Motherhood probably should have run in the title sequence of Dirty Jobs. This week I have cleaned pee off the floor, wiped too many poopy bottoms to count, cleaned smeared guacamole and yogurt, and so on. There’s always dirt. There are always crumbs. There’s always something sticky. In the words of Luke from Gilmore Girls, kids always have “jam hands.”
The truth is sometimes it all feels beneath me. When I read Oh the Places You’ll Go, I didn’t think those places would include so much poop. There are a lot of things I could be doing right now—things that wouldn’t so often involve dealing with other people’s bodily functions.
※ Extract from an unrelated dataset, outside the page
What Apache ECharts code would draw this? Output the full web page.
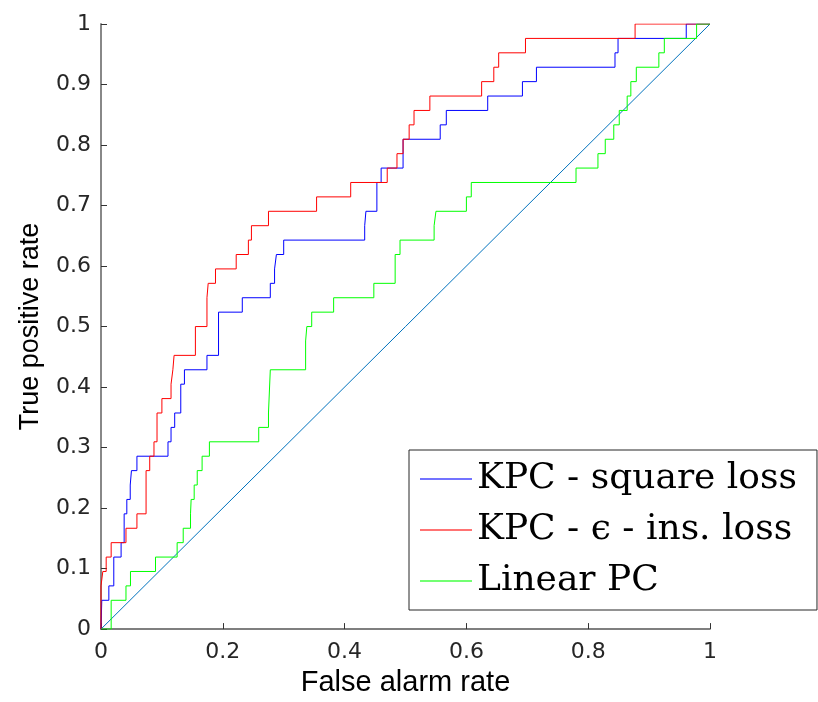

That’s when that noble sense of martyrdom creeps in. I can feel like a silent sufferer, an unsung hero. Surely, when I am dead, they will resurrect monuments in my honor. There might be a movie. At the very least, these children of mine should recognize and appreciate all I do.
But most of my indignation evaporated at the sight of my daughter’s crumpled face. She just wanted me to wash her feet. To wash her feet. Hello, Jesus, looking over my shoulder saying “Ahem.”
There was another who washed the feet of messy, needy people. And He didn’t do it with a chip on His shoulder, grumbling about all the other things He could be doing, which for Him was sitting on a throne of glory in Heaven. He did it joyfully. He did it humbly. He did it on the way to a cross.
“Now that I, your Lord and Teacher, have washed your feet, you also should wash one another’s feet. I have set you an example that you should do as I have done for you. Very truly I tell you, no servant is greater than his master, nor is a messenger greater than the one who sent him. Now that you know these things, you will be blessed if you do them” (John 13:14-17).
Jesus came “not to be served, but to serve and to give his life as a ransom for many” (Mark 10:45). He didn’t have to come to wash our dirty feet and put up with our nonsense. It was anything but pretty, and it was most definitely beneath Him. If anyone had a right to complain about the lowliness of His job, it was Him. Yet He never did.
Jesus was Lord and Teacher. We are neither of those things. We are not greater than our master. So what if we laid aside our sense of martyrdom? What if we joyfully embraced the humbleness of our jobs and stopped begrudgingly trudging through it? Jesus says we will be blessed.
As I told my daughter when I asked her forgiveness, it takes a long time to get a new heart and God is still working on mommy’s. We might not become a joyful servant overnight, but we also know God is slowly working His heart into ours.
After all, good and beautiful things grow from lowly dirt and a little poop makes excellent fertilizer. Lucky for us moms, we have plenty of both.